▸ DATA FOR THIS EXERCISE
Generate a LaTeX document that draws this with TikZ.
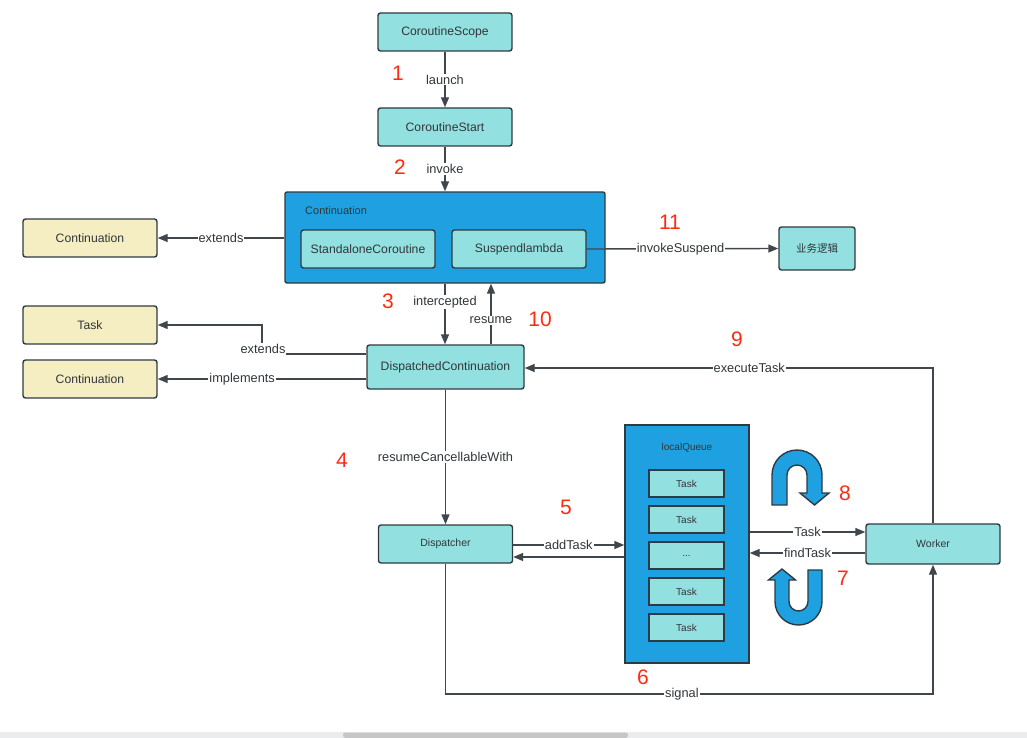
\documentclass[tikz,border=0pt]{standalone}
\usepackage{fontspec}
\setmainfont{Liberation Sans}
\newfontfamily\cjk{Noto Sans CJK SC}
\usetikzlibrary{arrows.meta}
\definecolor{bd}{HTML}{2F3B42}
\definecolor{ln}{HTML}{40464B}
\definecolor{txt}{HTML}{30363A}
\definecolor{cyanf}{HTML}{93E0E0}
\definecolor{blu}{HTML}{1FA1E1}
\definecolor{yel}{HTML}{F6EEC3}
\definecolor{numred}{HTML}{FF2A12}
\definecolor{sbar}{HTML}{EBECED}
\definecolor{sthumb}{HTML}{C6C6C6}
\tikzset{
  box/.style={draw=bd, line width=1.4pt, rounded corners=2.5pt, fill=cyanf,
    minimum width=134pt, minimum height=38pt, inner sep=0pt, text=txt,
    font=\fontsize{12.2}{14}\selectfont},
  ybox/.style={box, fill=yel},
  sbox/.style={box, font=\fontsize{10.5}{12}\selectfont},
  qtask/.style={box, minimum width=75pt, minimum height=27pt, rounded corners=0pt,
    font=\fontsize{10}{12}\selectfont},
  bigbox/.style={draw=bd, line width=1.4pt, rounded corners=2pt, fill=blu, inner sep=0pt},
  arr/.style={draw=ln, line width=1.4pt, -{Triangle[length=10pt,width=8pt]}},
  lbl/.style={fill=white, inner sep=1pt, text=txt, font=\fontsize{12.8}{14}\selectfont},
  num/.style={text=numred, inner sep=0pt, font=\fontsize{21}{24}\selectfont},
  uturn/.style={draw=bd, line width=1.4pt, fill=blu, line join=miter},
}
\begin{document}
\begin{tikzpicture}[x=1pt,y=-1pt]
\useasboundingbox (0,0) rectangle (1027,738);
\fill[white] (0,0) rectangle (1027,738);

% top chain
\node[box] (scope) at (445,32) {CoroutineScope};
\node[box] (start) at (445,127) {CoroutineStart};

% Continuation big box
\node[bigbox, minimum width=320pt, minimum height=91pt] (cont) at (445,237.5) {};
\node[anchor=west, inner sep=0pt, text=txt, font=\fontsize{11}{13}\selectfont] (contlbl) at (305,211) {Continuation};
\node[box] (sc) at (368,249) {StandaloneCoroutine};
\node[box] (sl) at (519,249) {Suspendlambda};
\node[box, minimum width=76pt, minimum height=43pt, font=\cjk\fontsize{10.5}{12}\selectfont] (biz) at (817,248.5) {业务逻辑};

% left yellow boxes
\node[ybox] (yc1) at (90,238) {Continuation};
\node[ybox] (ytask) at (90,325) {Task};
\node[ybox] (yc2) at (90,379) {Continuation};

% DispatchedContinuation
\node[box, minimum width=157pt, minimum height=44pt] (dc) at (445.5,367) {DispatchedContinuation};

% Dispatcher, Worker
\node[sbox] (disp) at (445.5,544) {Dispatcher};
\node[sbox, minimum height=40pt] (worker) at (933,544) {Worker};

% localQueue
\node[bigbox, rounded corners=0pt, minimum width=124pt, minimum height=238pt] (queue) at (687,544) {};
\node[inner sep=0pt, text=txt, font=\fontsize{10}{12}\selectfont] (qlbl) at (687,448) {localQueue};
\node[qtask] (t1) at (686.5,483.5) {Task};
\node[qtask] (t2) at (686.5,519.5) {Task};
\node[qtask] (t3) at (686.5,555.5) {...};
\node[qtask] (t4) at (686.5,591.5) {Task};
\node[qtask] (t5) at (686.5,627.5) {Task};

% connectors
\draw[arr] (scope.south) -- node[lbl] {launch} (start.north);
\draw[arr] (start.south) -- node[lbl] {invoke} (cont.north);
\draw[arr] (cont.west |- 0,238) -- node[lbl] {extends} (yc1.east);
\draw[arr] (sl.east) -- node[lbl, pos=0.49] {invokeSuspend} (biz.west);
\draw[arr] (cont.south) -- node[lbl, pos=0.3] {intercepted} (cont.south |- dc.north);
\draw[arr] (dc.north -| 491,0) -- node[lbl, pos=0.4] {resume} (cont.south -| 491,0);
\coordinate (eb1) at (262,354);
\coordinate (eb2) at (262,325);
\draw[arr] (dc.west |- 0,354) -- (eb1) -- (eb2) -- (ytask.east);
\node[lbl] (extlbl) at (263,349) {extends};
\draw[arr] (dc.west |- 0,379) -- node[lbl, pos=0.595] {implements} (yc2.east);
\draw[arr] (dc.south) -- node[lbl] {resumeCancellableWith} (dc.south |- disp.north);
\draw[arr] (disp.east |- 0,545) -- node[lbl] {addTask} (queue.west |- 0,545);
\draw[arr] (queue.west |- 0,557) -- (disp.east |- 0,557);
\draw[arr] (queue.east |- 0,532) -- node[lbl] {Task} (worker.west |- 0,532);
\draw[arr] (worker.west |- 0,553) -- node[lbl] {findTask} (queue.east |- 0,553);
\coordinate (ex1) at (933,368);
\draw[arr] (worker.north) -- (ex1) -- node[lbl, pos=0.45] {executeTask} (dc.east |- ex1);
\coordinate (sg1) at (445.5,694);
\coordinate (sg2) at (933,694);
\draw[arr] (disp.south) -- (sg1) -- node[lbl, pos=0.485] {signal} (sg2) -- (worker.south);

% U-turn arrows
\draw[uturn] (772,505) -- (772,475)
  .. controls (772,461.2) and (783.2,450) .. (797,450)
  .. controls (810.8,450) and (822,461.2) .. (822,475)
  -- (822,493) -- (829,493) -- (814.5,505) -- (800,493) -- (807,493) -- (807,475)
  .. controls (807,469.5) and (802.5,465) .. (797,465)
  .. controls (791.5,465) and (787,469.5) .. (787,475)
  -- (787,505) -- cycle;
\draw[uturn] (808,570) -- (822,570) -- (822,601.5)
  .. controls (822,614.5) and (811.5,625) .. (798.5,625)
  .. controls (785.5,625) and (775,614.5) .. (775,601.5)
  -- (775,580) -- (768.5,580) -- (782,569) -- (795.5,580) -- (789,580) -- (789,601.5)
  .. controls (789,606.75) and (793.25,611) .. (798.5,611)
  .. controls (803.75,611) and (808,606.75) .. (808,601.5) -- cycle;

% step numbers
\node[num] (n1) at (398,73) {1};
\node[num] (n2) at (400,167) {2};
\node[num] (n3) at (388,301) {3};
\node[num] (n4) at (342,460) {4};
\node[num] (n5) at (566,507) {5};
\node[num] (n6) at (643,677) {6};
\node[num] (n7) at (843,578) {7};
\node[num] (n8) at (845,493) {8};
\node[num] (n9) at (737,339) {9};
\node[num] (n10) at (540,319) {10};
\node[num] (n11) at (670,222) {11};

% scrollbar strip
\fill[sbar] (0,732) rectangle (1027,738);
\fill[sthumb, rounded corners=2.5pt] (343,732.5) rectangle (628,738);
\end{tikzpicture}
\end{document}
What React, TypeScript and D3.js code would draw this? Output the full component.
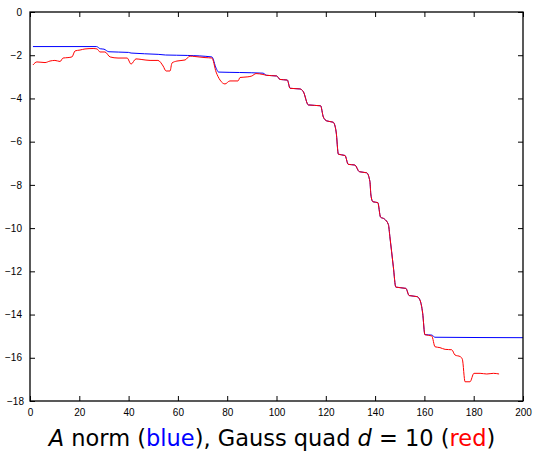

▸ WHAT THE TASK ASKS
Retype every record above exactly as written, but leave out the pictures.

▸ EXPECTED OUTPUT
Generate a LaTeX document that draws this with TikZ.
\documentclass[tikz,border=0pt]{standalone}
\usepackage{fontspec}
\setmainfont{Liberation Sans}
\newfontfamily\cjk{Noto Sans CJK SC}
\usetikzlibrary{arrows.meta}
\definecolor{bd}{HTML}{2F3B42}
\definecolor{ln}{HTML}{40464B}
\definecolor{txt}{HTML}{30363A}
\definecolor{cyanf}{HTML}{93E0E0}
\definecolor{blu}{HTML}{1FA1E1}
\definecolor{yel}{HTML}{F6EEC3}
\definecolor{numred}{HTML}{FF2A12}
\definecolor{sbar}{HTML}{EBECED}
\definecolor{sthumb}{HTML}{C6C6C6}
\tikzset{
  box/.style={draw=bd, line width=1.4pt, rounded corners=2.5pt, fill=cyanf,
    minimum width=134pt, minimum height=38pt, inner sep=0pt, text=txt,
    font=\fontsize{12.2}{14}\selectfont},
  ybox/.style={box, fill=yel},
  sbox/.style={box, font=\fontsize{10.5}{12}\selectfont},
  qtask/.style={box, minimum width=75pt, minimum height=27pt, rounded corners=0pt,
    font=\fontsize{10}{12}\selectfont},
  bigbox/.style={draw=bd, line width=1.4pt, rounded corners=2pt, fill=blu, inner sep=0pt},
  arr/.style={draw=ln, line width=1.4pt, -{Triangle[length=10pt,width=8pt]}},
  lbl/.style={fill=white, inner sep=1pt, text=txt, font=\fontsize{12.8}{14}\selectfont},
  num/.style={text=numred, inner sep=0pt, font=\fontsize{21}{24}\selectfont},
  uturn/.style={draw=bd, line width=1.4pt, fill=blu, line join=miter},
}
\begin{document}
\begin{tikzpicture}[x=1pt,y=-1pt]
\useasboundingbox (0,0) rectangle (1027,738);
\fill[white] (0,0) rectangle (1027,738);

% top chain
\node[box] (scope) at (445,32) {CoroutineScope};
\node[box] (start) at (445,127) {CoroutineStart};

% Continuation big box
\node[bigbox, minimum width=320pt, minimum height=91pt] (cont) at (445,237.5) {};
\node[anchor=west, inner sep=0pt, text=txt, font=\fontsize{11}{13}\selectfont] (contlbl) at (305,211) {Continuation};
\node[box] (sc) at (368,249) {StandaloneCoroutine};
\node[box] (sl) at (519,249) {Suspendlambda};
\node[box, minimum width=76pt, minimum height=43pt, font=\cjk\fontsize{10.5}{12}\selectfont] (biz) at (817,248.5) {业务逻辑};

% left yellow boxes
\node[ybox] (yc1) at (90,238) {Continuation};
\node[ybox] (ytask) at (90,325) {Task};
\node[ybox] (yc2) at (90,379) {Continuation};

% DispatchedContinuation
\node[box, minimum width=157pt, minimum height=44pt] (dc) at (445.5,367) {DispatchedContinuation};

% Dispatcher, Worker
\node[sbox] (disp) at (445.5,544) {Dispatcher};
\node[sbox, minimum height=40pt] (worker) at (933,544) {Worker};

% localQueue
\node[bigbox, rounded corners=0pt, minimum width=124pt, minimum height=238pt] (queue) at (687,544) {};
\node[inner sep=0pt, text=txt, font=\fontsize{10}{12}\selectfont] (qlbl) at (687,448) {localQueue};
\node[qtask] (t1) at (686.5,483.5) {Task};
\node[qtask] (t2) at (686.5,519.5) {Task};
\node[qtask] (t3) at (686.5,555.5) {...};
\node[qtask] (t4) at (686.5,591.5) {Task};
\node[qtask] (t5) at (686.5,627.5) {Task};

% connectors
\draw[arr] (scope.south) -- node[lbl] {launch} (start.north);
\draw[arr] (start.south) -- node[lbl] {invoke} (cont.north);
\draw[arr] (cont.west |- 0,238) -- node[lbl] {extends} (yc1.east);
\draw[arr] (sl.east) -- node[lbl, pos=0.49] {invokeSuspend} (biz.west);
\draw[arr] (cont.south) -- node[lbl, pos=0.3] {intercepted} (cont.south |- dc.north);
\draw[arr] (dc.north -| 491,0) -- node[lbl, pos=0.4] {resume} (cont.south -| 491,0);
\coordinate (eb1) at (262,354);
\coordinate (eb2) at (262,325);
\draw[arr] (dc.west |- 0,354) -- (eb1) -- (eb2) -- (ytask.east);
\node[lbl] (extlbl) at (263,349) {extends};
\draw[arr] (dc.west |- 0,379) -- node[lbl, pos=0.595] {implements} (yc2.east);
\draw[arr] (dc.south) -- node[lbl] {resumeCancellableWith} (dc.south |- disp.north);
\draw[arr] (disp.east |- 0,545) -- node[lbl] {addTask} (queue.west |- 0,545);
\draw[arr] (queue.west |- 0,557) -- (disp.east |- 0,557);
\draw[arr] (queue.east |- 0,532) -- node[lbl] {Task} (worker.west |- 0,532);
\draw[arr] (worker.west |- 0,553) -- node[lbl] {findTask} (queue.east |- 0,553);
\coordinate (ex1) at (933,368);
\draw[arr] (worker.north) -- (ex1) -- node[lbl, pos=0.45] {executeTask} (dc.east |- ex1);
\coordinate (sg1) at (445.5,694);
\coordinate (sg2) at (933,694);
\draw[arr] (disp.south) -- (sg1) -- node[lbl, pos=0.485] {signal} (sg2) -- (worker.south);

% U-turn arrows
\draw[uturn] (772,505) -- (772,475)
  .. controls (772,461.2) and (783.2,450) .. (797,450)
  .. controls (810.8,450) and (822,461.2) .. (822,475)
  -- (822,493) -- (829,493) -- (814.5,505) -- (800,493) -- (807,493) -- (807,475)
  .. controls (807,469.5) and (802.5,465) .. (797,465)
  .. controls (791.5,465) and (787,469.5) .. (787,475)
  -- (787,505) -- cycle;
\draw[uturn] (808,570) -- (822,570) -- (822,601.5)
  .. controls (822,614.5) and (811.5,625) .. (798.5,625)
  .. controls (785.5,625) and (775,614.5) .. (775,601.5)
  -- (775,580) -- (768.5,580) -- (782,569) -- (795.5,580) -- (789,580) -- (789,601.5)
  .. controls (789,606.75) and (793.25,611) .. (798.5,611)
  .. controls (803.75,611) and (808,606.75) .. (808,601.5) -- cycle;

% step numbers
\node[num] (n1) at (398,73) {1};
\node[num] (n2) at (400,167) {2};
\node[num] (n3) at (388,301) {3};
\node[num] (n4) at (342,460) {4};
\node[num] (n5) at (566,507) {5};
\node[num] (n6) at (643,677) {6};
\node[num] (n7) at (843,578) {7};
\node[num] (n8) at (845,493) {8};
\node[num] (n9) at (737,339) {9};
\node[num] (n10) at (540,319) {10};
\node[num] (n11) at (670,222) {11};

% scrollbar strip
\fill[sbar] (0,732) rectangle (1027,738);
\fill[sthumb, rounded corners=2.5pt] (343,732.5) rectangle (628,738);
\end{tikzpicture}
\end{document}
What React, TypeScript and D3.js code would draw this? Output the full component.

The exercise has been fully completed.